[Plotting code records]
----

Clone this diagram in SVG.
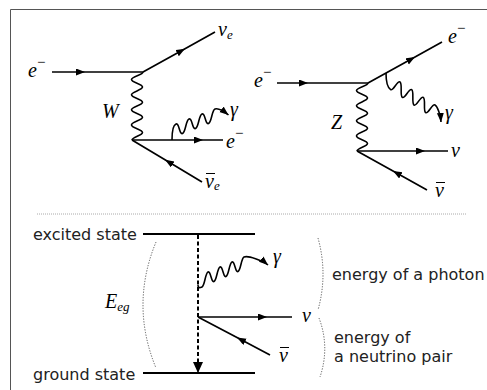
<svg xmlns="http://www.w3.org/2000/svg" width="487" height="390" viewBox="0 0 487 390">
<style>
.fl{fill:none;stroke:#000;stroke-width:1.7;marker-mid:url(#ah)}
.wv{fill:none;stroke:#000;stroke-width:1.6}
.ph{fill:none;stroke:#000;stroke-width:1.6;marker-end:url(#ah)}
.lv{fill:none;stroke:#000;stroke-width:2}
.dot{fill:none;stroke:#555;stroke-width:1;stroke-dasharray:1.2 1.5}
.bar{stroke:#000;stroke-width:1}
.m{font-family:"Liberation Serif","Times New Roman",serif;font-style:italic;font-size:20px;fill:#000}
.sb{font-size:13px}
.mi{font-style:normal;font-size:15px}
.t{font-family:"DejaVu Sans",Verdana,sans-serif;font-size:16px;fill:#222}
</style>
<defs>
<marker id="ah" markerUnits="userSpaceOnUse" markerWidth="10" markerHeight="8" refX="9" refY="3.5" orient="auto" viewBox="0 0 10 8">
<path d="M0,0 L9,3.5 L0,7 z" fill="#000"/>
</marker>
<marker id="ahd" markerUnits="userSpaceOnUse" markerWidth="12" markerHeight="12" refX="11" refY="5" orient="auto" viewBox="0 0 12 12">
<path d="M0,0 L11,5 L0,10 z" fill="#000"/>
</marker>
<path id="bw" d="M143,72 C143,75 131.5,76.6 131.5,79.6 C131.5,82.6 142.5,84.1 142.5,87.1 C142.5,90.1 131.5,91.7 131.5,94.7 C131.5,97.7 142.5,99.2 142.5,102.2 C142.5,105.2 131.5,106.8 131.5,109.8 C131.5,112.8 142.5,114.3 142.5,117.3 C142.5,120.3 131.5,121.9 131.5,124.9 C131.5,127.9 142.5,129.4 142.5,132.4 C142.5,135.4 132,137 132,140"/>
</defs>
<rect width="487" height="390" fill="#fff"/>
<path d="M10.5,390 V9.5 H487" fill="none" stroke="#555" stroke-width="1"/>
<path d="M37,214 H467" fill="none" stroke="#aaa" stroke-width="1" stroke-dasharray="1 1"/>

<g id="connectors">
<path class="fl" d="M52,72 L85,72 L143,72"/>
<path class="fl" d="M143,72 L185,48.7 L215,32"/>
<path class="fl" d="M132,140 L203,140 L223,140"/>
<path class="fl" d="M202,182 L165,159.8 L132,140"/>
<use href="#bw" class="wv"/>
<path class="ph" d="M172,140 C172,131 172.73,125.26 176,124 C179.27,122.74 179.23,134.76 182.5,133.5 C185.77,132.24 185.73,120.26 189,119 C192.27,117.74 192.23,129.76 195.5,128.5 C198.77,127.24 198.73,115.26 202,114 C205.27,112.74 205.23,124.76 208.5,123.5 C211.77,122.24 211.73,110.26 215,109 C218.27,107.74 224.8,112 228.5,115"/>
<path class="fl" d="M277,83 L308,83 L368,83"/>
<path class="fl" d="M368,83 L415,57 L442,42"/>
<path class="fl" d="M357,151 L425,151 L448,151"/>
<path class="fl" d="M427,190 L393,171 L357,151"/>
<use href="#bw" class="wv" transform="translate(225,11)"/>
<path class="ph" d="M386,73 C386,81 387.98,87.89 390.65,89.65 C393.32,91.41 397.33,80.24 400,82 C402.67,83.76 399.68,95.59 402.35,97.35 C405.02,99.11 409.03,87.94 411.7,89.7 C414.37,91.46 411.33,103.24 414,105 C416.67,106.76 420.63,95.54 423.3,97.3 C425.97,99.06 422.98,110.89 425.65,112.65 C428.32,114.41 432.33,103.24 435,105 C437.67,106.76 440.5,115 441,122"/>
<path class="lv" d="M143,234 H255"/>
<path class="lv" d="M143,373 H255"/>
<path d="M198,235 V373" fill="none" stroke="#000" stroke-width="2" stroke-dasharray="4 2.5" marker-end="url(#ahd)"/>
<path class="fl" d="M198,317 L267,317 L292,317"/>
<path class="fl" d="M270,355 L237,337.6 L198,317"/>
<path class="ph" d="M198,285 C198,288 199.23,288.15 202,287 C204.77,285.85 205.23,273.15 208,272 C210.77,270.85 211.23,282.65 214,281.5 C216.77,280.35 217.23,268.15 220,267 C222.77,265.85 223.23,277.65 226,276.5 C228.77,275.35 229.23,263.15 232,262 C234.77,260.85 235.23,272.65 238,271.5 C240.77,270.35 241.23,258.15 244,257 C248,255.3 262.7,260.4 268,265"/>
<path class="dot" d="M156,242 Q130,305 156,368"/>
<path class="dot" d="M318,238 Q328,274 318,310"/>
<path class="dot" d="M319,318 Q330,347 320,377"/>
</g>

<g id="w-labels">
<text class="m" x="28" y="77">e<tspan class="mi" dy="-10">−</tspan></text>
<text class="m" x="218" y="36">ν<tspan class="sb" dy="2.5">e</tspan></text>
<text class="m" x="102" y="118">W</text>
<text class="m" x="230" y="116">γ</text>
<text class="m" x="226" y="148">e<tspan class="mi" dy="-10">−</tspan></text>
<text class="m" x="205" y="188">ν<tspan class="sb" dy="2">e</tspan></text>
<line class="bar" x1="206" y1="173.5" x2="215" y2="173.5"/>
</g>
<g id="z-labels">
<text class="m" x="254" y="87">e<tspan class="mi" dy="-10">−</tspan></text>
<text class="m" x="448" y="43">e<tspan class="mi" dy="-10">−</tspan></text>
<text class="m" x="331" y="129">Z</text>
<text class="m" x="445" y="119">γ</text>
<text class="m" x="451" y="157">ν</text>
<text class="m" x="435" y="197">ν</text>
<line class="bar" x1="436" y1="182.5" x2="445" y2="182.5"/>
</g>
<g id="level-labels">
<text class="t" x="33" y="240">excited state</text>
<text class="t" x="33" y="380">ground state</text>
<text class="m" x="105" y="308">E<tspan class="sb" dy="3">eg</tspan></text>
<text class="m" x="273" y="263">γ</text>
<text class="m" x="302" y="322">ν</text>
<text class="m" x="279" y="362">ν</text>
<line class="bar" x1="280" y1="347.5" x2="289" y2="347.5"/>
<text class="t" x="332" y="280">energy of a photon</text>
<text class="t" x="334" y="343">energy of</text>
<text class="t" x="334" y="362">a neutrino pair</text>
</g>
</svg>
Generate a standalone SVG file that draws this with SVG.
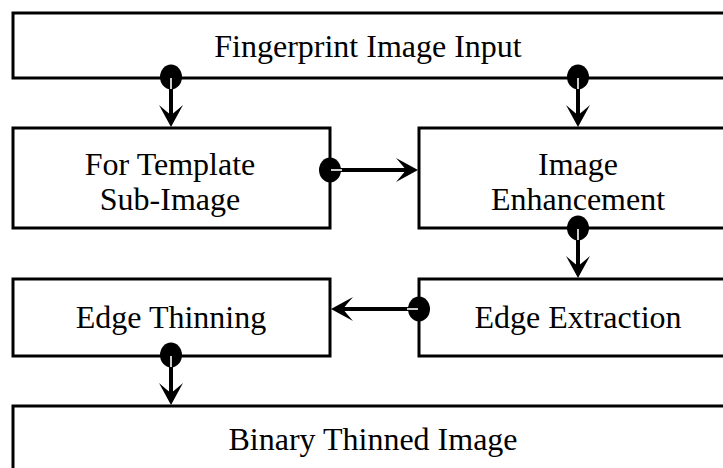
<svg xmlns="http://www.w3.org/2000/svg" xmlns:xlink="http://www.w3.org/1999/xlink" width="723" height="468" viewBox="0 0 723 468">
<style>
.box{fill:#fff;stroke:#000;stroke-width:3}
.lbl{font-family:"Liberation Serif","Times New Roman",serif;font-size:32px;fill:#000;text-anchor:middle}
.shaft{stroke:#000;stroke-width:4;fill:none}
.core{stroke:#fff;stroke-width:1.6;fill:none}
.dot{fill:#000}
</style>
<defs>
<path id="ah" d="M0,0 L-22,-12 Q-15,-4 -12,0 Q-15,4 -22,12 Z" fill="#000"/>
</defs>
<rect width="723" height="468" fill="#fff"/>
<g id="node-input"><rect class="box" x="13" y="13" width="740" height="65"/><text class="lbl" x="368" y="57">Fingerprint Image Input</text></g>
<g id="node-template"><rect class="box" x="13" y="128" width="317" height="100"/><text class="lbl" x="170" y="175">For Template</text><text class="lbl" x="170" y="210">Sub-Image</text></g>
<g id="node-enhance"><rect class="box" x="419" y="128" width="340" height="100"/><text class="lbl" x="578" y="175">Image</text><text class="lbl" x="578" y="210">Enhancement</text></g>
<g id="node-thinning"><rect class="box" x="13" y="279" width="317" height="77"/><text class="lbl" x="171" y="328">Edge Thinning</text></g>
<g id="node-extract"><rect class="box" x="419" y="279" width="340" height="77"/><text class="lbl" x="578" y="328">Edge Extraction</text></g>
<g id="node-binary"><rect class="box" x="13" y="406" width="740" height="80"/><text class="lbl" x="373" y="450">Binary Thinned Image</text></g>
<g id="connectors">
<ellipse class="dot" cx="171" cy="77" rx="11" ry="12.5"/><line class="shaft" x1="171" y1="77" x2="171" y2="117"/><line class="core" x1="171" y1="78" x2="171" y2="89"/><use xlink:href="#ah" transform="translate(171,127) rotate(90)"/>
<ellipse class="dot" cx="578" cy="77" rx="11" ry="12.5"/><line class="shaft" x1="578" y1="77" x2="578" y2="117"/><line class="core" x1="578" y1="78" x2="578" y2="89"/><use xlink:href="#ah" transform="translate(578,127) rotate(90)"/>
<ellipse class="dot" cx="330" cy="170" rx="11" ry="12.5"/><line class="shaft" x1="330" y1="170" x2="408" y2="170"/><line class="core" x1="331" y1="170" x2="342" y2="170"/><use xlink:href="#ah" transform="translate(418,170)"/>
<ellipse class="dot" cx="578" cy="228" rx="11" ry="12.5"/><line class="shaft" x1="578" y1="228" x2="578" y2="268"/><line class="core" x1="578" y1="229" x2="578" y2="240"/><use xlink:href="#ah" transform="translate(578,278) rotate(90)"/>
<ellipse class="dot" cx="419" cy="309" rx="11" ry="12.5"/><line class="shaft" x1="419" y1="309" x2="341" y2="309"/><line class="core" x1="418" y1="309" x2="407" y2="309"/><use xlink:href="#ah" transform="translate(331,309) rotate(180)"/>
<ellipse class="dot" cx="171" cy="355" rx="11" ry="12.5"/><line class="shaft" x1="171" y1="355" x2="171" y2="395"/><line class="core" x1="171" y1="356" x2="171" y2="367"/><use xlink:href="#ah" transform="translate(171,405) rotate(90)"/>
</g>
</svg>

----

**The exercise:**
Check each line of the records above for "this", and copy those that have it.

**Worked solution:**
Clone this diagram in SVG.
Generate a standalone SVG file that draws this with SVG.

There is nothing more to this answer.